Блокада - страница 10

Шрифт
Интервал


– Любишь ли ты меня? – спросила она однажды.

– Да, но ты же не мама, – ответил он.

Родные ходили друг к другу в гости. В Тонином доме был рояль. Она умела тыкать в клавиши, пока одним пальцем. Никто ее не учил. Не до того было.

Брат-студент спрашивал:

– Если Тоня тонет, что делает ее кавалер Митя?

– Он плачет, – говорил отец.

– Дурак, надо спасать, тащить за косички, – советовал брат.

А Митя и в самом деле плакал. Надоели насмешки.

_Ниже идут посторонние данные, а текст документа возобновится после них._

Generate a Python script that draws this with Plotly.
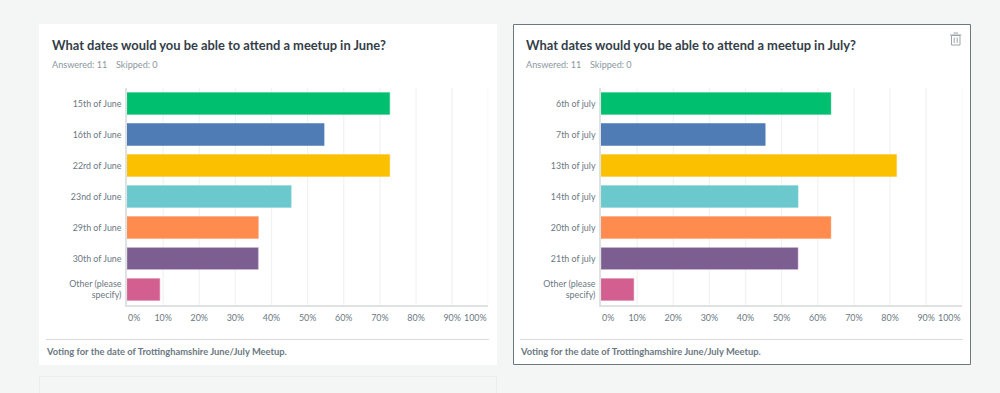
import plotly.graph_objects as go

W, H = 1000, 393
FONT = "Lato"

june_labels = ["15th of June", "16th of June", "22rd of June", "23nd of June", "29th of June", "30th of June", "Other (please<br>specify)"]
june_values = [72.73, 54.55, 72.73, 45.45, 36.36, 36.36, 9.09]
july_labels = ["6th of july", "7th of july", "13th of july", "14th of july", "20th of july", "21th of july", "Other (please<br>specify)"]
july_values = [63.64, 45.45, 81.82, 54.55, 63.64, 54.55, 9.09]
bar_colors = ["#00bf6f", "#507cb6", "#fbc000", "#6bc8cd", "#ff8b4f", "#7d5e90", "#d25f90"]
bar_edges = ["#3fcf93", "#4a78b4", "#fcc933", "#8ad4d8", "#ffa070", "#cdbdd6", "#e58fb4"]
tick_vals = [10, 20, 30, 40, 50, 60, 70, 80, 90]
tick_text = ["10%", "20%", "30%", "40%", "50%", "60%", "70%", "80%", "90%"]
grid_vals = [0, 10, 20, 30, 40, 50, 60, 70, 80, 90, 100]
june_title = "What dates would you be able to attend a meetup in June?"
july_title = "What dates would you be able to attend a meetup in July?"
meta_answered = "Answered: 11"
meta_skipped = "Skipped: 0"
footer = "Voting for the date of Trottinghamshire June/July Meetup."

def px(x): return x / W
def py(y): return 1 - y / H

shapes, annotations = [], []

def rect(x0, y0, x1, y1, fill, line=None, lw=0):
    shapes.append(dict(type="rect", xref="paper", yref="paper", x0=px(x0), x1=px(x1), y0=py(y1), y1=py(y0),
                       fillcolor=fill, line=dict(color=line or fill, width=lw), layer="below"))

def hline(x0, x1, y, color, lw=1):
    shapes.append(dict(type="line", xref="paper", yref="paper", x0=px(x0), x1=px(x1), y0=py(y), y1=py(y),
                       line=dict(color=color, width=lw), layer="below"))

def text(x, y, s, size, color, weight=400, anchor="left"):
    annotations.append(dict(xref="paper", yref="paper", x=px(x), y=py(y), text=s, showarrow=False,
                            xanchor=anchor, yanchor="middle", borderpad=0,
                            font=dict(family=FONT, size=size, color=color, weight=weight)))

# cards
rect(39.5, 376.5, 496.5, 400, "#f4f6f5", "#eceeed", 1)
rect(39, 24, 497, 365, "#ffffff")
rect(513.5, 24.5, 970.5, 364.5, "#ffffff", "#6b787f", 1)

def panel(x_card, x0, title):
    text(x_card + 12, 45, title, 12.9, "#333e48", 700)
    text(x_card + 11.5, 65, meta_answered, 9.1, "#8b979e")
    text(x_card + 76, 65, meta_skipped, 9.1, "#8b979e")
    hline(x0 - 81, x0 + 362, 339.5, "#d9dcde", 1)
    text(x0 - 82, 351.5, footer, 9.35, "#6b787f", 700)
    text(x0, 317, "0%", 8.9, "#6b787f")
    text(x0 + 361, 317, "100%", 8.9, "#6b787f", anchor="right")

panel(39, 127, june_title)
panel(513, 601, july_title)

# trash icon
shapes.append(dict(type="rect", xref="paper", yref="paper", x0=px(951.5), x1=px(960), y0=py(45), y1=py(35.5),
                   line=dict(color="#9aa4aa", width=1), fillcolor="rgba(0,0,0,0)"))
hline(950, 961.5, 35, "#9aa4aa", 1)
hline(953.5, 958, 33, "#9aa4aa", 1)
for xv in (954.2, 957.2):
    shapes.append(dict(type="line", xref="paper", yref="paper", x0=px(xv), x1=px(xv), y0=py(43), y1=py(37.5),
                       line=dict(color="#9aa4aa", width=1)))

fig = go.Figure()
for labels, values, xa, ya in [(june_labels, june_values, "x", "y"), (july_labels, july_values, "x2", "y2")]:
    fig.add_trace(go.Bar(y=labels, x=values, orientation="h", xaxis=xa, yaxis=ya, width=0.71,
                         marker=dict(color=bar_colors, line=dict(color=bar_edges, width=0.5)),
                         showlegend=False, hoverinfo="skip"))

def xaxis(x0):
    return dict(domain=[px(x0), px(x0 + 361.3)], range=[0, 100], tickmode="array", tickvals=tick_vals, ticktext=tick_text,
                showgrid=False, zeroline=False, showline=True, linecolor="#dfe2e3", linewidth=1.5,
                ticks="", ticklabelstandoff=4, fixedrange=True,
                tickfont=dict(family=FONT, size=8.9, color="#6b787f"))

def yaxis(x_anchor):
    return dict(domain=[py(305), py(88)], anchor=x_anchor, autorange="reversed", showgrid=False, zeroline=False,
                showline=True, linecolor="#dfe2e3", linewidth=1.5, ticks="", ticklabelstandoff=2, fixedrange=True,
                tickfont=dict(family=FONT, size=8.9, color="#6b787f"))

for xr, yr in [("x", "y domain"), ("x2", "y2 domain")]:
    for v in grid_vals[1:]:
        shapes.append(dict(type="line", xref=xr, yref=yr, x0=v, x1=v, y0=0, y1=1,
                           line=dict(color="#f1f2f3", width=1.2), layer="below"))

fig.update_layout(
    width=W, height=H, autosize=False, margin=dict(l=0, r=0, t=0, b=0),
    paper_bgcolor="#f4f6f5", plot_bgcolor="rgba(0,0,0,0)", shapes=shapes, annotations=annotations,
    xaxis=dict(xaxis(127), anchor="y"), yaxis=yaxis("x"),
    xaxis2=dict(xaxis(601), anchor="y2"), yaxis2=yaxis("x2"),
    bargap=0.29,
)
fig.write_html("out.html", config=dict(displayModeBar=False),
               post_script="document.body.style.margin='0';")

И когда Тоня уехала, он был даже рад…

Рад ли он был теперь этой встрече – через столько лет, среди самых замечательных, хотя и «ненормальных», русских людей? Он не знал. Но руки его, когда он помогал ей надеть пальто, дрожали.

«Любовная дрожь а-ля мадам Вербицкая», – подумал с досадой, но глядел на нее по-прежнему всех зачарованней – на девушку, пришедшую из детства.

3. Все о том же

Год и в самом деле обещал быть театральным. Тоня выкупила билеты, заказанные Сашей.

– Вот я буду вместо Саши – он был твой лучший друг? И я буду. Ведь мы же одни здесь с тобой, землячок…

Она училась на 3-м курсе ларингологического (болезни уха, горла и носа) института. Почему она поступила в этот институт – и сама как следует не знала. Но училась хорошо. Два года была отличницей, хотя в стипендии не особенно нуждалась: жила у «сестры за пазухой», а сестра – у своего мужа, молодого генерала, крупного штабиста. Это он выхлопотал амнистию отцу, и дом их на Кубани приказано было снова отдать им «на вечное пользование». Но отец приехал с дальневосточным экспрессом едва живым и вскоре умер. Дом почти развалился. Ради него и ездили этим летом в Гирей: Тоня – чтоб только посмотреть, сердцем прикоснуться, мать – с твердым намерением больше не расставаться. Получив от генерала деньги на ремонт, она осталась в Гирее, но взяла с Тони слово приехать будущим летом.

– Ты здесь родилась, – сказала она, – люби свой дом. Что родина без родного дома? Ты не помнишь, как мы скитались, пока добрались до Ленинграда…

Тоня забыла о том тяжелом и страшном, что было в детстве. Она росла избалованной и капризной, инстинктивно с лихвой требуя от жизни то, что раньше было отнято. Генерал души в ней не чаял.

Ленинградские дети – организованные. Они с пеленок знают, что такое колыбель революции, «Аврора», Зимний, Смольный. Аничков дворец был отдан им – там они строили или ломали: строили из себя строителей социализма, чтобы всю жизнь потом ломать над ним голову.